> **WRITTEN INSTRUCTION**
Retype these lines and no others: the line holding "Emit a Python", the line holding "ax = fig.add_axes([96.7", and all lines between them. Pictures stay out.
==== EXTRACTED DATA ====
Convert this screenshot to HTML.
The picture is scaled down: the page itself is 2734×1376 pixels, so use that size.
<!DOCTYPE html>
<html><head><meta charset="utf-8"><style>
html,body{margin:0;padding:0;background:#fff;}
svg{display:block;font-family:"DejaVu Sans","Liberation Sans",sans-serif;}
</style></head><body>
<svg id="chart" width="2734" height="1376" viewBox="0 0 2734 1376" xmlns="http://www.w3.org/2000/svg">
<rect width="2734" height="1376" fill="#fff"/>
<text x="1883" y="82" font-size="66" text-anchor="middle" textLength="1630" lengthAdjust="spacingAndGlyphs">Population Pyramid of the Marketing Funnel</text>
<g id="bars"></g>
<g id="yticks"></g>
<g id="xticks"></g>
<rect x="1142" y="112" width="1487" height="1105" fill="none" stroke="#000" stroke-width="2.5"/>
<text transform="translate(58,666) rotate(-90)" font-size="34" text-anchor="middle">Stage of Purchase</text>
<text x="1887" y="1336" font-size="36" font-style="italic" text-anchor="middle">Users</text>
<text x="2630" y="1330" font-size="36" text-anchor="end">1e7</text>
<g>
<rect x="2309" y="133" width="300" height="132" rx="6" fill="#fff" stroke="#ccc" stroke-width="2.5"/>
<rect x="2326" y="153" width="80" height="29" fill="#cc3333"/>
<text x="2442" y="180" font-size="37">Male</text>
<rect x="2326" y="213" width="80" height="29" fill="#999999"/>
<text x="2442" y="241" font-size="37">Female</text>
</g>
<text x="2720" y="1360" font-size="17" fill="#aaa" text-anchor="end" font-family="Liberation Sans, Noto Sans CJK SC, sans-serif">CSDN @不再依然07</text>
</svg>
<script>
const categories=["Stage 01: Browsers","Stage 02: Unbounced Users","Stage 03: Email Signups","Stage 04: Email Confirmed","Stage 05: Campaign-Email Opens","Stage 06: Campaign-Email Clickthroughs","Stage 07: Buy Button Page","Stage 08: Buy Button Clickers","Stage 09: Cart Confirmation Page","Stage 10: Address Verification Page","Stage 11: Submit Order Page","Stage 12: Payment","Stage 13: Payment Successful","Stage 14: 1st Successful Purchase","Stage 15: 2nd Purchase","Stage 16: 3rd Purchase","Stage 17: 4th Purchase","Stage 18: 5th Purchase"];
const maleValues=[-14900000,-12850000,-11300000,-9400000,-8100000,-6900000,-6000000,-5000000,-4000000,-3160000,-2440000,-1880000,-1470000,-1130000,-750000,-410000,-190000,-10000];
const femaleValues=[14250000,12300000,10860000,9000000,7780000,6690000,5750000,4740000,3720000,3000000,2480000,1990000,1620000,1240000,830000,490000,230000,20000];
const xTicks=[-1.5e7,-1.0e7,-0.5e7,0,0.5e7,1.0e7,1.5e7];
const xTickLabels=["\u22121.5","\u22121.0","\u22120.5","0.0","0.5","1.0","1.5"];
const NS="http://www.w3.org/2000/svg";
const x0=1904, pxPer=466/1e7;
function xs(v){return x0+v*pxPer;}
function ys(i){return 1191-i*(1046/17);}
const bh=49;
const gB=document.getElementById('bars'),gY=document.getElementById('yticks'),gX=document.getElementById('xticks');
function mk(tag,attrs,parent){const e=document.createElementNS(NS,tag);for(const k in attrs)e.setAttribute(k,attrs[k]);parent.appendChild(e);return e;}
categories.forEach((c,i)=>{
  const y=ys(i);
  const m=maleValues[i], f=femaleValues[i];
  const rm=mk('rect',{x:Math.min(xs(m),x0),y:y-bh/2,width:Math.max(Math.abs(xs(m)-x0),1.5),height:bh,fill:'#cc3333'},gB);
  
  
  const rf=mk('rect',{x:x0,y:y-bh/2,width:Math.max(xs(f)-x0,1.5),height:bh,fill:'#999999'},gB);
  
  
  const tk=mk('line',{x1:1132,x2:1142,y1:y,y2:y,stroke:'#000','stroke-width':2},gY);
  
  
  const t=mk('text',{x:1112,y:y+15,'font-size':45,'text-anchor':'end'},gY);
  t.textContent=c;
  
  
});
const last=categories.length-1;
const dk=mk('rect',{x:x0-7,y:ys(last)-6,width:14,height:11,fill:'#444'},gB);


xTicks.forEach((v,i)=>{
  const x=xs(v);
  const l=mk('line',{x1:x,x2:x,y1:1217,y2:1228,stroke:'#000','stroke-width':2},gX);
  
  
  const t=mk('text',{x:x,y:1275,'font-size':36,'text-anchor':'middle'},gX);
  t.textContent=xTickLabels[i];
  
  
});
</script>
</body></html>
====
==== EXTRACTED DATA ====
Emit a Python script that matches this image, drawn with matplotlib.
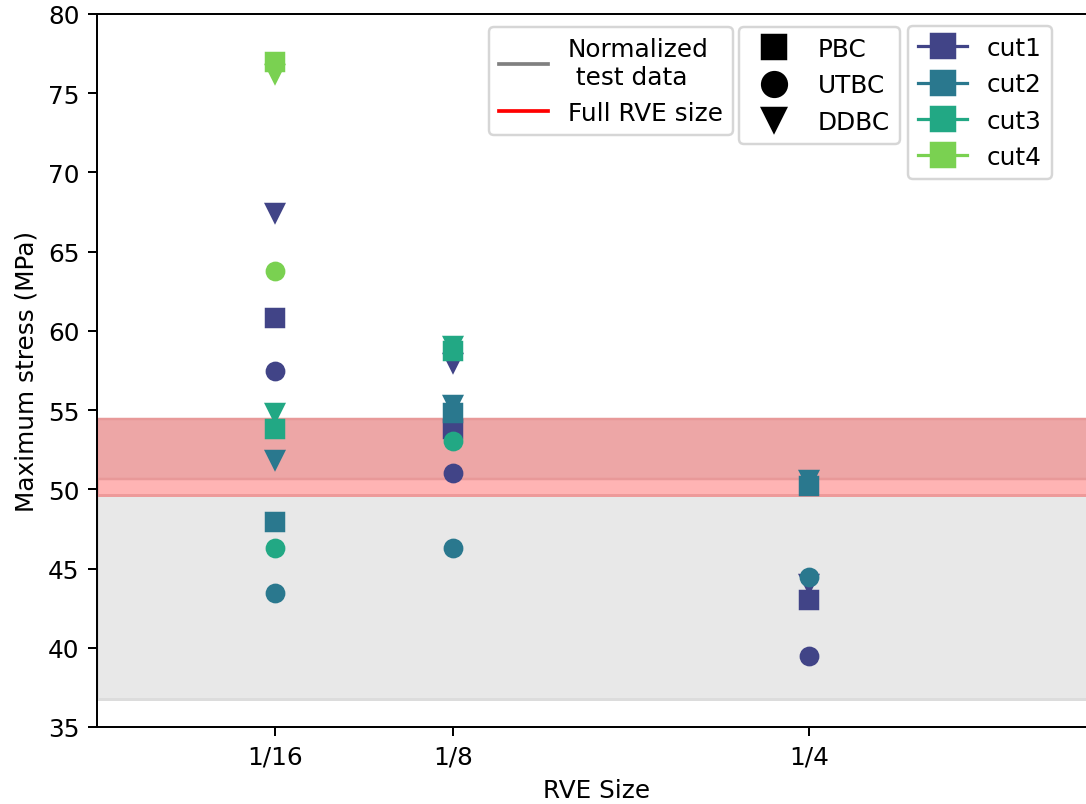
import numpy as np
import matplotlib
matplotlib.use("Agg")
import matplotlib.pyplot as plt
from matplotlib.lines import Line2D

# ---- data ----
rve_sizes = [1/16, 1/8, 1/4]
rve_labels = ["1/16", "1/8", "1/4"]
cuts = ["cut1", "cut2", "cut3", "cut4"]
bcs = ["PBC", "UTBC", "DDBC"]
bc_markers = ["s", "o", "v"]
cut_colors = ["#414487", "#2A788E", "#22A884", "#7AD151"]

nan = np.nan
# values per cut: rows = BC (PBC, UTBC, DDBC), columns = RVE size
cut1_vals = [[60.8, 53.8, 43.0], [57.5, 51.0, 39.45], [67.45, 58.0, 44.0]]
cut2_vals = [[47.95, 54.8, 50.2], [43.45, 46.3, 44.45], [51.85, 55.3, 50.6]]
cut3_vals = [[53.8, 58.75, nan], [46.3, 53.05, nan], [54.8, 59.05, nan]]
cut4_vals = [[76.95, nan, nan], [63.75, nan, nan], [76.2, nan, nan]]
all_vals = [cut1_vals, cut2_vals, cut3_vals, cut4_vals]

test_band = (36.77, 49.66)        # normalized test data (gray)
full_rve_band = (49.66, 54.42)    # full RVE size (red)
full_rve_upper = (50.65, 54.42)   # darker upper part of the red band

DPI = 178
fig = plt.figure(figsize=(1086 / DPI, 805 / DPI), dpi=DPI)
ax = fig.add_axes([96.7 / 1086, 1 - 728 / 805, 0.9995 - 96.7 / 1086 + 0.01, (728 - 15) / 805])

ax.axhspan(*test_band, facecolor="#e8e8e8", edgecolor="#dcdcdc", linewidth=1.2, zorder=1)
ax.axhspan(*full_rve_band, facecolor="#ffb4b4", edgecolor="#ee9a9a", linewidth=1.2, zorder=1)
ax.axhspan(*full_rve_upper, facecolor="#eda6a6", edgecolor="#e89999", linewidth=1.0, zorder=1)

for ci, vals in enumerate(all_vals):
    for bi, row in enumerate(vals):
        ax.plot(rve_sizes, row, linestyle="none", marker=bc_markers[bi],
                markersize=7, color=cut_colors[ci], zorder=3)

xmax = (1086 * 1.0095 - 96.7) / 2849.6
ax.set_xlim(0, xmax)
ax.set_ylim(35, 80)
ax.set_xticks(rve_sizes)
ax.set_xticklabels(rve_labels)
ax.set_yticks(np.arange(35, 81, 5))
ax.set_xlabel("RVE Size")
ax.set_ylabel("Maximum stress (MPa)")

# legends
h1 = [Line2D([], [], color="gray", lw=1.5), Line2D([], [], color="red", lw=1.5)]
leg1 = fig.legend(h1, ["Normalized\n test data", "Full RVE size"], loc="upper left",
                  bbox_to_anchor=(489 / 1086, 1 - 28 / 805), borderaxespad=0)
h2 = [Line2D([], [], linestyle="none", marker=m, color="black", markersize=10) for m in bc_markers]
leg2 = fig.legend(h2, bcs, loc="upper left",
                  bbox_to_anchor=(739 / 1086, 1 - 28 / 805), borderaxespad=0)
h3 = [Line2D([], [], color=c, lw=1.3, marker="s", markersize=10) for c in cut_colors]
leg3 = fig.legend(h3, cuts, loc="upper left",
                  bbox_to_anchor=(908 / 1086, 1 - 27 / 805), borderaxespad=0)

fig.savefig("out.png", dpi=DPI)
====
> **COMPLETED EXERCISE**
Emit a Python script that matches this image, drawn with matplotlib.
import numpy as np
import matplotlib
matplotlib.use("Agg")
import matplotlib.pyplot as plt
from matplotlib.lines import Line2D

# ---- data ----
rve_sizes = [1/16, 1/8, 1/4]
rve_labels = ["1/16", "1/8", "1/4"]
cuts = ["cut1", "cut2", "cut3", "cut4"]
bcs = ["PBC", "UTBC", "DDBC"]
bc_markers = ["s", "o", "v"]
cut_colors = ["#414487", "#2A788E", "#22A884", "#7AD151"]

nan = np.nan
# values per cut: rows = BC (PBC, UTBC, DDBC), columns = RVE size
cut1_vals = [[60.8, 53.8, 43.0], [57.5, 51.0, 39.45], [67.45, 58.0, 44.0]]
cut2_vals = [[47.95, 54.8, 50.2], [43.45, 46.3, 44.45], [51.85, 55.3, 50.6]]
cut3_vals = [[53.8, 58.75, nan], [46.3, 53.05, nan], [54.8, 59.05, nan]]
cut4_vals = [[76.95, nan, nan], [63.75, nan, nan], [76.2, nan, nan]]
all_vals = [cut1_vals, cut2_vals, cut3_vals, cut4_vals]

test_band = (36.77, 49.66)        # normalized test data (gray)
full_rve_band = (49.66, 54.42)    # full RVE size (red)
full_rve_upper = (50.65, 54.42)   # darker upper part of the red band

DPI = 178
fig = plt.figure(figsize=(1086 / DPI, 805 / DPI), dpi=DPI)
ax = fig.add_axes([96.7 / 1086, 1 - 728 / 805, 0.9995 - 96.7 / 1086 + 0.01, (728 - 15) / 805])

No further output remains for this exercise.